The weather in the Languedoc over the past couple of weeks has been extraordinary. We have woken up to brilliant cloudless skies and by midday warm sunshine, but first thing in the morning, despite the sunlight, the temperatures have been bracing, as low yesterday morning as 1°C, making a difference of about 20° between early morning and mid-afternoon temperatures. I was out walking near Montagnac on Thursday morning and the route inevitably past vineyards and suddenly I spotted some very unhappy vines, with leaves that were green going on black and all soggy and limp. They reminded me of those of a Busy Lizzie that I had inadvertently left outside on a chilly night. I've never seen frosted vines before and they are certainly not something that you would expect to see in the south of France, but a conversation later in the day confirmed that was just what they were.
Yesterday morning I spoke to Catherine Roque of Domaine de Clovallon and she told me that two plots of her vines had been frosted overnight, on Thursday night, a Viognier on a low slope and some Pinot Noir by a stream. She was not sure what the long term impact would be and the last time this had happened was 10 years ago.

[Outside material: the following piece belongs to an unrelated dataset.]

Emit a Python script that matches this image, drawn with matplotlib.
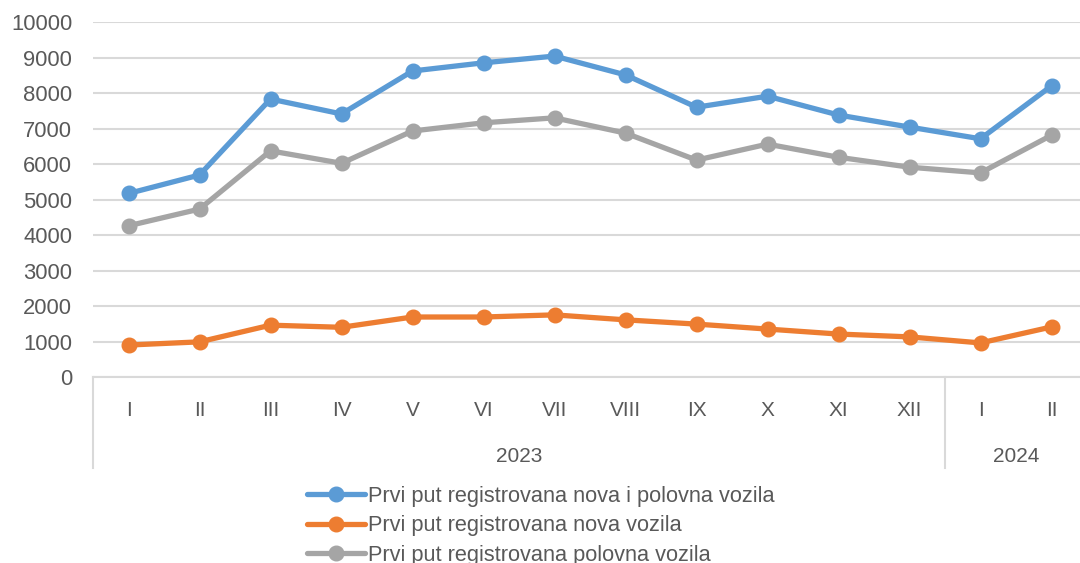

And then I read the Midi Libre, the fountain of all local knowledge in the Languedoc and there was a headline: .Le gel frappe l'Aude. Frost hits the Aude. Overnight frost during the night of Thursday 20th April had seriously impacted the vineyards, affecting Minervois, Corbières and Malepère. Nobody had been spared. Thanks to the rain earlier in the year and the warm sunshine, the vines are about two weeks ahead of normal, with the young bunches already formed and preparing to flower. No doubt quantity will be considerably affected.
In more northern vineyards like Chablis, they are equipped to combat frost with smudge pots or chaufferettes, and systems of aspersion, whereby the vines are sprayed so that the young shoots are encased in a coating of ice, but such measures are expensive to install, and really not practical or relevant to conditions in the Languedoc. As Katie Jones, from Domaine Jones in Tuchan in the heart of the Corbières hills, put it, you just have to trust to good luck.